*Data section*.
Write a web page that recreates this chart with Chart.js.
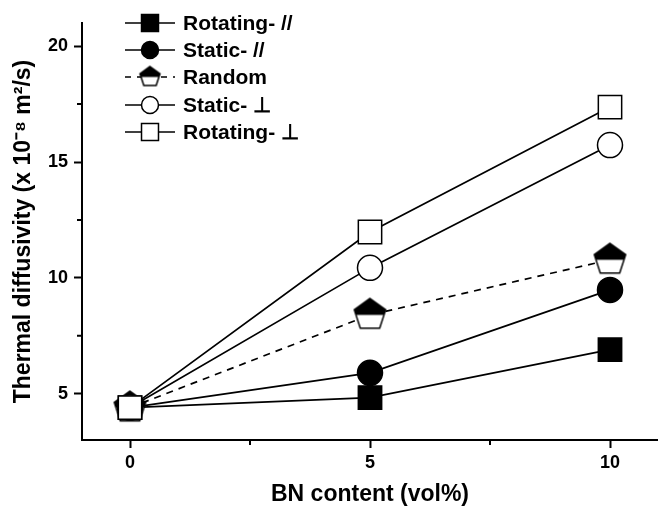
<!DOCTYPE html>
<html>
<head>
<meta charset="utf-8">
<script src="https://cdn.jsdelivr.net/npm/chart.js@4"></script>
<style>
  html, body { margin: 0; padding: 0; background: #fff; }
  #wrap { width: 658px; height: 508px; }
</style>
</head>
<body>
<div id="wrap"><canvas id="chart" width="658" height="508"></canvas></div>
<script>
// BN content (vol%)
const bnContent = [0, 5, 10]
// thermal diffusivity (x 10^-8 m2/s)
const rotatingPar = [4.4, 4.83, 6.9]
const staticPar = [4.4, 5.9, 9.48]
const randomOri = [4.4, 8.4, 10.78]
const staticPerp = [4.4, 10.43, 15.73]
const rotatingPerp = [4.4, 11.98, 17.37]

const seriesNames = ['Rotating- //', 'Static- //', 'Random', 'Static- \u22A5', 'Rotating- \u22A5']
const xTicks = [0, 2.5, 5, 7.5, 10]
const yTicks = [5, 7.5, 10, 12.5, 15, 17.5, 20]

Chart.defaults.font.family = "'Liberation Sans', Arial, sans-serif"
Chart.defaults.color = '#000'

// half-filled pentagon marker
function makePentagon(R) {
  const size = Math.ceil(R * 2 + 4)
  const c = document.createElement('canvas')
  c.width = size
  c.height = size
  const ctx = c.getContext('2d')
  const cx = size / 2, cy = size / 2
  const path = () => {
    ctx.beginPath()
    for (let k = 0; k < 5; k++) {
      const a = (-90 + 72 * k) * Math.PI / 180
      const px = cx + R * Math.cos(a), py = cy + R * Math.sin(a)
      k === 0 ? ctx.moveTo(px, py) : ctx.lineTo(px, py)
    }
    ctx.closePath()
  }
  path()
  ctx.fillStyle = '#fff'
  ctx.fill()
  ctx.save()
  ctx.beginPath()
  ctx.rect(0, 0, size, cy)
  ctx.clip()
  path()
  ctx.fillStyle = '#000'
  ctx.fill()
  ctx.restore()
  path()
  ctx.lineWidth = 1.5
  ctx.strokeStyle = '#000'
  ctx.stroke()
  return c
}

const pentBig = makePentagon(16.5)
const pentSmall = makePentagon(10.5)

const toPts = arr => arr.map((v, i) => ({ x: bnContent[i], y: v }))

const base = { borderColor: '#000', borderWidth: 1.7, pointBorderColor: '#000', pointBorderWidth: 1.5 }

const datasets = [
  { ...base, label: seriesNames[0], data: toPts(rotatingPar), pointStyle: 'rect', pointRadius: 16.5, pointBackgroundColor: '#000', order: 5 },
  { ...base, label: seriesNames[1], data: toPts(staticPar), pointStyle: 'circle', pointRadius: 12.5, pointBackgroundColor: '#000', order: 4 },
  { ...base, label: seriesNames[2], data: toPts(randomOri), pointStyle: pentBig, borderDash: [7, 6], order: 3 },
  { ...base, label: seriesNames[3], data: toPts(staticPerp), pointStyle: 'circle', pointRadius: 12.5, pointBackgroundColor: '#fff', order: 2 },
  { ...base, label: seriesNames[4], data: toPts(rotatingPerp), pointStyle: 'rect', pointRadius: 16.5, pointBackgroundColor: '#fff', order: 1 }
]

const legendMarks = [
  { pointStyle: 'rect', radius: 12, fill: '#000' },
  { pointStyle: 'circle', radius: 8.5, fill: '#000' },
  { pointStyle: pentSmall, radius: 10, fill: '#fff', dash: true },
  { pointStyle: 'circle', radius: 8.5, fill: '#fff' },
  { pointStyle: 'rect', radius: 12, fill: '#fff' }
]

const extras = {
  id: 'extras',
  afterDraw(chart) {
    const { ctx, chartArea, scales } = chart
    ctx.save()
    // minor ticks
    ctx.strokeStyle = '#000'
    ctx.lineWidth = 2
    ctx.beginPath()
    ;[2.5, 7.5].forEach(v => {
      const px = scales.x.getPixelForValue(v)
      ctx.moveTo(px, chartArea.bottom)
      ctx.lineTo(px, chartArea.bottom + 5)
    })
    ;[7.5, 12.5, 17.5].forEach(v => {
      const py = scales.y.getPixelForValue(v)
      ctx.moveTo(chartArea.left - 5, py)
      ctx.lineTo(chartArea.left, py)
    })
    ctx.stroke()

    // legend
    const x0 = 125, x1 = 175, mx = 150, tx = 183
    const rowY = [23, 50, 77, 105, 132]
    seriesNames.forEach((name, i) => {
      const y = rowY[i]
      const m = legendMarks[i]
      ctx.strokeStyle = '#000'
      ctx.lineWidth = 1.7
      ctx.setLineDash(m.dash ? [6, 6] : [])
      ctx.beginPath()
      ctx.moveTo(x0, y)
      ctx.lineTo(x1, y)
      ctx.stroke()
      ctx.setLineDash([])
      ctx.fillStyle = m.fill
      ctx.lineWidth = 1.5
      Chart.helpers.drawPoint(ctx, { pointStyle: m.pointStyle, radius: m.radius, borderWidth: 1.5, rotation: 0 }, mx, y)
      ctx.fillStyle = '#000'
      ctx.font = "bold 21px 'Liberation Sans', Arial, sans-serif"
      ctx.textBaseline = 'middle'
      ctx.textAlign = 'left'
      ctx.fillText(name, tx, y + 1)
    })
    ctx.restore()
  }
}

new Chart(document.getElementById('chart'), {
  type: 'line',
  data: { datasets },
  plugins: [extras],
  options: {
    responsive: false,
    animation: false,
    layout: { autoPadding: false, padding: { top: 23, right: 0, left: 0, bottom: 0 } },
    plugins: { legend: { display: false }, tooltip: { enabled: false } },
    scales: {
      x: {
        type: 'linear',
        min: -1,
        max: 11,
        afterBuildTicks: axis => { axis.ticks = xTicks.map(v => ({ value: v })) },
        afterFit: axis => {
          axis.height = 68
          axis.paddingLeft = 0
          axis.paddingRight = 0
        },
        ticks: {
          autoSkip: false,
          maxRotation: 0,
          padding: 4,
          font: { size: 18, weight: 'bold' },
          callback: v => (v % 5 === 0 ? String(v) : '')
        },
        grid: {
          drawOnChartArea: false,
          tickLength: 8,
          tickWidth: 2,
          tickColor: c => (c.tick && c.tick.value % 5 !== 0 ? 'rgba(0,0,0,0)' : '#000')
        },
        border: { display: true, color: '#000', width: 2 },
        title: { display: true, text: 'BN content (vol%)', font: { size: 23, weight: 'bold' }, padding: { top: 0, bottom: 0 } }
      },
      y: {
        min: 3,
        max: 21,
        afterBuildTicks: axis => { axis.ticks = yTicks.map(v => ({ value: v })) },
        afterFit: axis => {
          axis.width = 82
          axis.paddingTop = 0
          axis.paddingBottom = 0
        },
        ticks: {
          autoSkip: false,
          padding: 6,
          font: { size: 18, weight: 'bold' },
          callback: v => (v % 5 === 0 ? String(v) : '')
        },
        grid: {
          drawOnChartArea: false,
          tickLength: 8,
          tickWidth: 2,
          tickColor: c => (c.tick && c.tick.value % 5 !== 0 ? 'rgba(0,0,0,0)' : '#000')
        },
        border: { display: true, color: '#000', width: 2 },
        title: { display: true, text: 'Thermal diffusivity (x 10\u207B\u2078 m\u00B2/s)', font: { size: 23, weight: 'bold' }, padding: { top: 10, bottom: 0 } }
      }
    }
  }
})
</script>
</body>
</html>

*Required task*. Give an exact copy of the material, leaving out every picture.

*Answer for the task*.
Write a web page that recreates this chart with Chart.js.
<!DOCTYPE html>
<html>
<head>
<meta charset="utf-8">
<script src="https://cdn.jsdelivr.net/npm/chart.js@4"></script>
<style>
  html, body { margin: 0; padding: 0; background: #fff; }
  #wrap { width: 658px; height: 508px; }
</style>
</head>
<body>
<div id="wrap"><canvas id="chart" width="658" height="508"></canvas></div>
<script>
// BN content (vol%)
const bnContent = [0, 5, 10]
// thermal diffusivity (x 10^-8 m2/s)
const rotatingPar = [4.4, 4.83, 6.9]
const staticPar = [4.4, 5.9, 9.48]
const randomOri = [4.4, 8.4, 10.78]
const staticPerp = [4.4, 10.43, 15.73]
const rotatingPerp = [4.4, 11.98, 17.37]

const seriesNames = ['Rotating- //', 'Static- //', 'Random', 'Static- \u22A5', 'Rotating- \u22A5']
const xTicks = [0, 2.5, 5, 7.5, 10]
const yTicks = [5, 7.5, 10, 12.5, 15, 17.5, 20]

Chart.defaults.font.family = "'Liberation Sans', Arial, sans-serif"
Chart.defaults.color = '#000'

// half-filled pentagon marker
function makePentagon(R) {
  const size = Math.ceil(R * 2 + 4)
  const c = document.createElement('canvas')
  c.width = size
  c.height = size
  const ctx = c.getContext('2d')
  const cx = size / 2, cy = size / 2
  const path = () => {
    ctx.beginPath()
    for (let k = 0; k < 5; k++) {
      const a = (-90 + 72 * k) * Math.PI / 180
      const px = cx + R * Math.cos(a), py = cy + R * Math.sin(a)
      k === 0 ? ctx.moveTo(px, py) : ctx.lineTo(px, py)
    }
    ctx.closePath()
  }
  path()
  ctx.fillStyle = '#fff'
  ctx.fill()
  ctx.save()
  ctx.beginPath()
  ctx.rect(0, 0, size, cy)
  ctx.clip()
  path()
  ctx.fillStyle = '#000'
  ctx.fill()
  ctx.restore()
  path()
  ctx.lineWidth = 1.5
  ctx.strokeStyle = '#000'
  ctx.stroke()
  return c
}

const pentBig = makePentagon(16.5)
const pentSmall = makePentagon(10.5)

const toPts = arr => arr.map((v, i) => ({ x: bnContent[i], y: v }))

const base = { borderColor: '#000', borderWidth: 1.7, pointBorderColor: '#000', pointBorderWidth: 1.5 }

const datasets = [
  { ...base, label: seriesNames[0], data: toPts(rotatingPar), pointStyle: 'rect', pointRadius: 16.5, pointBackgroundColor: '#000', order: 5 },
  { ...base, label: seriesNames[1], data: toPts(staticPar), pointStyle: 'circle', pointRadius: 12.5, pointBackgroundColor: '#000', order: 4 },
  { ...base, label: seriesNames[2], data: toPts(randomOri), pointStyle: pentBig, borderDash: [7, 6], order: 3 },
  { ...base, label: seriesNames[3], data: toPts(staticPerp), pointStyle: 'circle', pointRadius: 12.5, pointBackgroundColor: '#fff', order: 2 },
  { ...base, label: seriesNames[4], data: toPts(rotatingPerp), pointStyle: 'rect', pointRadius: 16.5, pointBackgroundColor: '#fff', order: 1 }
]

const legendMarks = [
  { pointStyle: 'rect', radius: 12, fill: '#000' },
  { pointStyle: 'circle', radius: 8.5, fill: '#000' },
  { pointStyle: pentSmall, radius: 10, fill: '#fff', dash: true },
  { pointStyle: 'circle', radius: 8.5, fill: '#fff' },
  { pointStyle: 'rect', radius: 12, fill: '#fff' }
]

const extras = {
  id: 'extras',
  afterDraw(chart) {
    const { ctx, chartArea, scales } = chart
    ctx.save()
    // minor ticks
    ctx.strokeStyle = '#000'
    ctx.lineWidth = 2
    ctx.beginPath()
    ;[2.5, 7.5].forEach(v => {
      const px = scales.x.getPixelForValue(v)
      ctx.moveTo(px, chartArea.bottom)
      ctx.lineTo(px, chartArea.bottom + 5)
    })
    ;[7.5, 12.5, 17.5].forEach(v => {
      const py = scales.y.getPixelForValue(v)
      ctx.moveTo(chartArea.left - 5, py)
      ctx.lineTo(chartArea.left, py)
    })
    ctx.stroke()

    // legend
    const x0 = 125, x1 = 175, mx = 150, tx = 183
    const rowY = [23, 50, 77, 105, 132]
    seriesNames.forEach((name, i) => {
      const y = rowY[i]
      const m = legendMarks[i]
      ctx.strokeStyle = '#000'
      ctx.lineWidth = 1.7
      ctx.setLineDash(m.dash ? [6, 6] : [])
      ctx.beginPath()
      ctx.moveTo(x0, y)
      ctx.lineTo(x1, y)
      ctx.stroke()
      ctx.setLineDash([])
      ctx.fillStyle = m.fill
      ctx.lineWidth = 1.5
      Chart.helpers.drawPoint(ctx, { pointStyle: m.pointStyle, radius: m.radius, borderWidth: 1.5, rotation: 0 }, mx, y)
      ctx.fillStyle = '#000'
      ctx.font = "bold 21px 'Liberation Sans', Arial, sans-serif"
      ctx.textBaseline = 'middle'
      ctx.textAlign = 'left'
      ctx.fillText(name, tx, y + 1)
    })
    ctx.restore()
  }
}

new Chart(document.getElementById('chart'), {
  type: 'line',
  data: { datasets },
  plugins: [extras],
  options: {
    responsive: false,
    animation: false,
    layout: { autoPadding: false, padding: { top: 23, right: 0, left: 0, bottom: 0 } },
    plugins: { legend: { display: false }, tooltip: { enabled: false } },
    scales: {
      x: {
        type: 'linear',
        min: -1,
        max: 11,
        afterBuildTicks: axis => { axis.ticks = xTicks.map(v => ({ value: v })) },
        afterFit: axis => {
          axis.height = 68
          axis.paddingLeft = 0
          axis.paddingRight = 0
        },
        ticks: {
          autoSkip: false,
          maxRotation: 0,
          padding: 4,
          font: { size: 18, weight: 'bold' },
          callback: v => (v % 5 === 0 ? String(v) : '')
        },
        grid: {
          drawOnChartArea: false,
          tickLength: 8,
          tickWidth: 2,
          tickColor: c => (c.tick && c.tick.value % 5 !== 0 ? 'rgba(0,0,0,0)' : '#000')
        },
        border: { display: true, color: '#000', width: 2 },
        title: { display: true, text: 'BN content (vol%)', font: { size: 23, weight: 'bold' }, padding: { top: 0, bottom: 0 } }
      },
      y: {
        min: 3,
        max: 21,
        afterBuildTicks: axis => { axis.ticks = yTicks.map(v => ({ value: v })) },
        afterFit: axis => {
          axis.width = 82
          axis.paddingTop = 0
          axis.paddingBottom = 0
        },
        ticks: {
          autoSkip: false,
          padding: 6,
          font: { size: 18, weight: 'bold' },
          callback: v => (v % 5 === 0 ? String(v) : '')
        },
        grid: {
          drawOnChartArea: false,
          tickLength: 8,
          tickWidth: 2,
          tickColor: c => (c.tick && c.tick.value % 5 !== 0 ? 'rgba(0,0,0,0)' : '#000')
        },
        border: { display: true, color: '#000', width: 2 },
        title: { display: true, text: 'Thermal diffusivity (x 10\u207B\u2078 m\u00B2/s)', font: { size: 23, weight: 'bold' }, padding: { top: 10, bottom: 0 } }
      }
    }
  }
})
</script>
</body>
</html>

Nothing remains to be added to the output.